For the drowning of the sorrows I also recommend Possibly the Best Chocolate-Chip Cookies Ever. Unfortunately, they require 36 hours of lead time, and I don't know about you, but when I'm ready to drown my sorrows, I need to drown them RIGHT NOW, not in a day in a half. Fortunately, Possibly the Best Chocolate-Chip Cookies Ever freeze well, so you can make the batter when you're not in the throes of depression and bake a cookie whenever you need a little pick-me-up. They're also good for winning friends and influencing people.

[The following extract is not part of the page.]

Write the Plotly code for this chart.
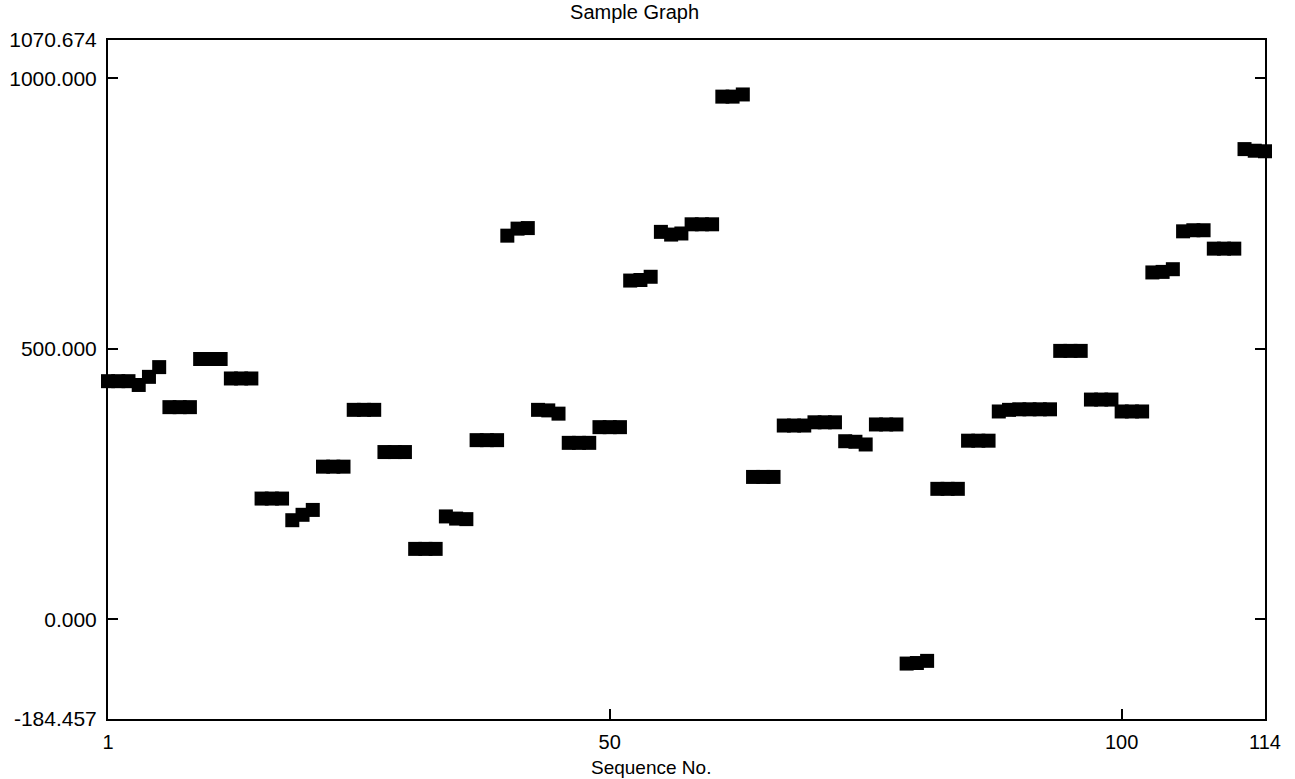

I should probably end this post here, with dessert, but instead I'm going to close out this look back at 2010 GFD recipes/diatribe against winter with salad dressing. I'm generally a fan of shortcuts in the kitchen, but I just can't abide store-bought dressing—olive oil and a little lemon juice or good balsamic vinegar are preferable to anything sold in a bottle. Sometimes I'll get fancy and add fresh herbs or make dressings that require a blender, a recipe, or more than four ingredients, but since I had it for the first time last spring, this simple Red-Wine Vinaigrette has been the most common accompaniment to my greens. The ingredients are few and all staples, the effort required just barely more than unscrewing the greasy cap to that bottle of Wish-Bone that's been sitting in your fridge door for god know's how long. And when viewed from above in the right light, a jar of this dressing resembles the sun, something I haven't seen in so long I can't remember what it looks like.